What You Need to Know
- Kitces' concerns include a questionable investment thesis, holding and storage difficulties and liability risks.
- He also noted questions about costs and billing and the time needed for advisors to get educated about crypto.
- He's not “sold” on crypto yet but keeps an open mind.
Despite a $2 trillion market capitalization and a growing number of cryptocurrencies and digital tokens, most financial advisors remain wary of crypto assets, often for very practical reasons, according to financial planner and blogger Michael Kitces.
In a conversation with Tyrone Ross, the CEO of Onramp Invest, which provides RIAs direct access to crypto assets as well as educational materials, Kitces laid out some of the “blocking points” and other concerns that make advisors including himself wary of engaging in the crypto market.
Kitces and Ross also discussed why advisors need to get educated about crypto. The conversation was part of the 2021 Bitcoin for Advisors online conference sponsored by CoinDesk, which is owned by the Digital Currency Group, the parent company of Grayscale Investments.
A Questionable Investment Thesis
Kitces said he hasn’t yet found why crypto assets have economic value in the long run beyond the idea that they will be worth more because everyone else is buying them too. That worked during the dot-com rally in early 2000 and a few years later during the real estate boom — until it didn’t, he explained.
Kitces also questioned the long-run fundamental investment thesis for cryptocurrency coins, which are “infinitely splittable and infinitely forkable,” meaning there is no fixed limit to them because anyone can launch one and attract assets away from existing cryptocurrencies. Dogecoin, which started as a joke based on a meme of a Shiba Inu dog, is an example of such a launch. Its market market cap skyrocketed to over $70 billion earlier this year but is now about half that.
The Difficult Mechanics of Holding and Storing Crypto
“All of the dynamics of what it takes to own and hold cryptocurrencies” are difficult for advisors, Kitces said. It usually involves going off platform and different individual wallets for different clients, many worried about whether their money is safe.
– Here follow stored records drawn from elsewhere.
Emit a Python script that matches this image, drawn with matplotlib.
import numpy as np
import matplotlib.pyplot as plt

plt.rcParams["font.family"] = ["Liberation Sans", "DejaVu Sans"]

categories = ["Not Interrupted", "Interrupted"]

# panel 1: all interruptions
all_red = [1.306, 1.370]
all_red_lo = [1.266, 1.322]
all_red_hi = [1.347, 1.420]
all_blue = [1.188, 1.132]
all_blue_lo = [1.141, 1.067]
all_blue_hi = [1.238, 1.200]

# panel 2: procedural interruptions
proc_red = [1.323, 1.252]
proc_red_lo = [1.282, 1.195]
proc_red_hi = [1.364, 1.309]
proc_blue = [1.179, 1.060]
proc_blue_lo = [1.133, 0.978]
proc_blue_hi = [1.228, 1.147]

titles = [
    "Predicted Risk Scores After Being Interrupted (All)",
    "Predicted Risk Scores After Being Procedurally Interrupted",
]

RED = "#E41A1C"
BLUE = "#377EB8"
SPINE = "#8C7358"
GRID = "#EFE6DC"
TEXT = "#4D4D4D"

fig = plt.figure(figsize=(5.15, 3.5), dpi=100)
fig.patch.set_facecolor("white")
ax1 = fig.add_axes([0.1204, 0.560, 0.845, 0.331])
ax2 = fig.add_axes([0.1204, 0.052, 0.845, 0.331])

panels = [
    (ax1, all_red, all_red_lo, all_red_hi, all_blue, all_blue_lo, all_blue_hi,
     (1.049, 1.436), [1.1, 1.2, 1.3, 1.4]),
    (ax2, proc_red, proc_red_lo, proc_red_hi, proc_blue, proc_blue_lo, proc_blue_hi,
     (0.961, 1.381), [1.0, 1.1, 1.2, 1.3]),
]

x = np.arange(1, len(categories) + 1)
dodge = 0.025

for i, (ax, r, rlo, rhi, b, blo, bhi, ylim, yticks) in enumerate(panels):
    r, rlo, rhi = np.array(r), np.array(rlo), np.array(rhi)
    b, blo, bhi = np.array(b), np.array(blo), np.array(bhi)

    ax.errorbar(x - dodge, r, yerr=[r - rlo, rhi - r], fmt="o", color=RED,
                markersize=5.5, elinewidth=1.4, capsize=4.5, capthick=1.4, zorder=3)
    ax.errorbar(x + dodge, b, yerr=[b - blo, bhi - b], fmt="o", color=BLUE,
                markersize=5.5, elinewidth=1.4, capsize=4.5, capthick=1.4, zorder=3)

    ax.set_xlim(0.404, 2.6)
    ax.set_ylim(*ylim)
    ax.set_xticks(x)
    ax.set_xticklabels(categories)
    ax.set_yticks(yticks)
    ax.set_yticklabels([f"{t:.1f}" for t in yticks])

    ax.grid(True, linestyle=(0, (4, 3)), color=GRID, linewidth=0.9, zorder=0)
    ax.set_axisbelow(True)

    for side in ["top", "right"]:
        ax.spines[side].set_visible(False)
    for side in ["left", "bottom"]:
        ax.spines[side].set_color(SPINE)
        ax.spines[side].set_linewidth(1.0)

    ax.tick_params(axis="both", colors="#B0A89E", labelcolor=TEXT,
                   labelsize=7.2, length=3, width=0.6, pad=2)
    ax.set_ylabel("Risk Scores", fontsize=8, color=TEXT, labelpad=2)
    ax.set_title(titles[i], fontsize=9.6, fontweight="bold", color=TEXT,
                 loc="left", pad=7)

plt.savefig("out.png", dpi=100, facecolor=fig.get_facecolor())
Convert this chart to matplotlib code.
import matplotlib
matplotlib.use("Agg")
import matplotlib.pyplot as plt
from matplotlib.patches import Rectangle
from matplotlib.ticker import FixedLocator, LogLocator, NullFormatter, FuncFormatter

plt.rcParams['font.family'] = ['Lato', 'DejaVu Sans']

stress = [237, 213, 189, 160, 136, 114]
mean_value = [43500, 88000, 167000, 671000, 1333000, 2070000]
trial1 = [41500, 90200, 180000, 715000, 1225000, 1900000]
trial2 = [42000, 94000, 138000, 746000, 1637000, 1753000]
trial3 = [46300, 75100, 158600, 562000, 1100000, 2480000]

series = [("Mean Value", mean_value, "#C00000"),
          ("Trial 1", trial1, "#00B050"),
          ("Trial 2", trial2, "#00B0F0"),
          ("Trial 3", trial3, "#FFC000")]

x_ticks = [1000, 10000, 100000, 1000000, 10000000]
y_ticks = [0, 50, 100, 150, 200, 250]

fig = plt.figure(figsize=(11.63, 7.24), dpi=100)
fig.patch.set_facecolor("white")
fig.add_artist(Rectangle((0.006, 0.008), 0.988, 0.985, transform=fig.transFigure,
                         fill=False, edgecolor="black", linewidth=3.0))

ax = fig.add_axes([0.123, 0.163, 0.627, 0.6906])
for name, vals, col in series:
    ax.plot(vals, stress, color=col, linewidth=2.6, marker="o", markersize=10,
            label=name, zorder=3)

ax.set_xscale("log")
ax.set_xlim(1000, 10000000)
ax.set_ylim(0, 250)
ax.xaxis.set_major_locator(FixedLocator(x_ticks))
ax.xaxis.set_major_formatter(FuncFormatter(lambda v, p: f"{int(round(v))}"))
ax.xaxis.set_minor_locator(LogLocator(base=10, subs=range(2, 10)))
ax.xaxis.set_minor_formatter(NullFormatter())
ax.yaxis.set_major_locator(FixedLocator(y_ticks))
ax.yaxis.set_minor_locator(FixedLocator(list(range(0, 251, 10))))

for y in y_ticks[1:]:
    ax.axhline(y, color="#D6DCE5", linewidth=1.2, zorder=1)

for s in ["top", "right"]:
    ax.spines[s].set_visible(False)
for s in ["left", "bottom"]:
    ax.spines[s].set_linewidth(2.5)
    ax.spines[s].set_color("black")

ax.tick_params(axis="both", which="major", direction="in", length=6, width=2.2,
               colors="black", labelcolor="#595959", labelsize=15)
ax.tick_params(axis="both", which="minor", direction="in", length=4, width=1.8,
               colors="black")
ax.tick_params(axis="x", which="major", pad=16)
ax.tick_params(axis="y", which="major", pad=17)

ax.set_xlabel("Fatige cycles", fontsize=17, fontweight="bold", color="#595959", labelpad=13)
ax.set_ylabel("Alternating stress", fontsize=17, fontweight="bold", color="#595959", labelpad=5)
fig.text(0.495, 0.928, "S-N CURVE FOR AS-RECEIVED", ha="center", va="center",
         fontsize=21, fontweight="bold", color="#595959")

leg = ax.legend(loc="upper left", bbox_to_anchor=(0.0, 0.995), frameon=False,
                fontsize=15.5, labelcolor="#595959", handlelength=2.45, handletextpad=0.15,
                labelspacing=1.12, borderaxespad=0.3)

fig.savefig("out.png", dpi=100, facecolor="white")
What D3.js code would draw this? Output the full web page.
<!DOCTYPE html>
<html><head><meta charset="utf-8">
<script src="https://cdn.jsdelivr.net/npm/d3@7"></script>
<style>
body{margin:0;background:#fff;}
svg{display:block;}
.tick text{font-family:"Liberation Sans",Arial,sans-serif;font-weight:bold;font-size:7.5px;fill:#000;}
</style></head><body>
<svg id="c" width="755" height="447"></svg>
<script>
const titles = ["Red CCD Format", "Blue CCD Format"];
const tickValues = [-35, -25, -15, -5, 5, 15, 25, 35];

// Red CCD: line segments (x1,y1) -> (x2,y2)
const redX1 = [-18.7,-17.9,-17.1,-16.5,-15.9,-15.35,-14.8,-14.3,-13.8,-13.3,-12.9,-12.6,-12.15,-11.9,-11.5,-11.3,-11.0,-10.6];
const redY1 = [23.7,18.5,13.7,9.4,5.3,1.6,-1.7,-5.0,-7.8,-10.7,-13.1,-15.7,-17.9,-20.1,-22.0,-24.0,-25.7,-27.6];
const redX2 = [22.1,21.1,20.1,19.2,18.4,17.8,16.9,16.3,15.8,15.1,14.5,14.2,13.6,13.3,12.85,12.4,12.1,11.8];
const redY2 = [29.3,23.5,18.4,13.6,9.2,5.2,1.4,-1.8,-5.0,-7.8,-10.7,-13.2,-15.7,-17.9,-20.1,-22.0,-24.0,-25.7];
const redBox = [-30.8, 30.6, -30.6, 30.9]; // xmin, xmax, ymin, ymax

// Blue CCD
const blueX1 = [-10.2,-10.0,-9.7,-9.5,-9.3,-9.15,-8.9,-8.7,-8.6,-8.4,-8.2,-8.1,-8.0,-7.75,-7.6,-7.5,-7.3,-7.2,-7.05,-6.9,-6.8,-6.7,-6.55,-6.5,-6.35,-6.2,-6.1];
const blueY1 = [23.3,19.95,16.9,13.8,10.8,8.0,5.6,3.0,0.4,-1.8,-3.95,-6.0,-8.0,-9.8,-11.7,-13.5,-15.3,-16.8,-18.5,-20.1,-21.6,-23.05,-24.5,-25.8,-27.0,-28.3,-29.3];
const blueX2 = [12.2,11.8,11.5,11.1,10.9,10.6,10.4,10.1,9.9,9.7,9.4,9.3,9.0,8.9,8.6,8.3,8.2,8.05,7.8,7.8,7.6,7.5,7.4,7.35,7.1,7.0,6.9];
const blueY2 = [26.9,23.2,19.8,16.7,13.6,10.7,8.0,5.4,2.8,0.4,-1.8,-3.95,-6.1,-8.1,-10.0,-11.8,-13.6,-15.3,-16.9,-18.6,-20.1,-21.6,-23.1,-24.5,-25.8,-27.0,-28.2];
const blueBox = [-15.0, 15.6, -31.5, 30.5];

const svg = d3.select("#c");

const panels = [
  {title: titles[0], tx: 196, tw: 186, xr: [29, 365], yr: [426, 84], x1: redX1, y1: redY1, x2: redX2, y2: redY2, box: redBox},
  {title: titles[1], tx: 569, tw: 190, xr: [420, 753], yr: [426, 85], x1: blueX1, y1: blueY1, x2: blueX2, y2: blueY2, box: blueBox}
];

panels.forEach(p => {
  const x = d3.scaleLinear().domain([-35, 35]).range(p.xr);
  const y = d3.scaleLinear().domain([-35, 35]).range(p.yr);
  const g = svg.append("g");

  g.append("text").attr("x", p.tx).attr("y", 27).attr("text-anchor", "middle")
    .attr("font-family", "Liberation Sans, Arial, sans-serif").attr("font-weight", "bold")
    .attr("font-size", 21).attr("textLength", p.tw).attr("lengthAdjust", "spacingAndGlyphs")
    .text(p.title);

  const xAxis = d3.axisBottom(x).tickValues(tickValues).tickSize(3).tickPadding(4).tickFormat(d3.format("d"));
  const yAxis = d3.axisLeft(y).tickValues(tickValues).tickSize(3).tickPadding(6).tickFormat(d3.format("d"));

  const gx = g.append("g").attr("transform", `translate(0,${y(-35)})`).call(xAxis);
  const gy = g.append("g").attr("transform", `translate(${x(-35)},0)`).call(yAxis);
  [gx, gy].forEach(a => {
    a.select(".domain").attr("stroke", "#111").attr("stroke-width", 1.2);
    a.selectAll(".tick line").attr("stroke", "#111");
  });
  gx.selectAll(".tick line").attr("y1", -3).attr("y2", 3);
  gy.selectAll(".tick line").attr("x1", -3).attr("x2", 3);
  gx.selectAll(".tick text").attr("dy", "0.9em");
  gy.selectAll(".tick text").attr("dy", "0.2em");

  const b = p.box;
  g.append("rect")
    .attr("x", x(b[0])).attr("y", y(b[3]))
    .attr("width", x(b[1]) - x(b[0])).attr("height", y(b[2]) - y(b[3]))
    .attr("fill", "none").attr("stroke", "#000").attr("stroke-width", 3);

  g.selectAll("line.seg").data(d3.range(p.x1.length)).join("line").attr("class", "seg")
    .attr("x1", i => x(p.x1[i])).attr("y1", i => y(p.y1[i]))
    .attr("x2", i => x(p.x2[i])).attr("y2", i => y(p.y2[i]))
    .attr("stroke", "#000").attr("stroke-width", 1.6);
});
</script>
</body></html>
“We don’t even like changing custodians because we might have to ask clients to go from a Schwab login to a Fidelity login. We would rather have a whole relationship with a second custodian.”
Kitces acknowledged that some of these concerns are being addressed now with platforms such as Coinbase being built and solutions from firms such as Onramp, but the difficulties have not yet been resolved. In the meantime, clients are concerned about whether their money is safe and, according to a Fidelity study cited by Kitces, 58% of clients surveyed said they would drop their advisor if there were a security breach in any client account at their advisor’s firm.
Fear of Lawsuits Due to Extreme Volatility
Kitces said there was “a very real liability risk” for advisors whose clients’ assets are invested in an extremely volatile market like the crypto coin market, which can plummet 50%, 60%, even 70% in a year, a month or less. “Every time there’s a bear market, lawsuits against advisors spike … and that’s for markets that go down 30% a year,” Kitces said.
Going through the due diligence of providing clients a validated risk tolerance questionnaire doesn’t prevent lawsuits from which advisors must defend themselves, according to Kitces.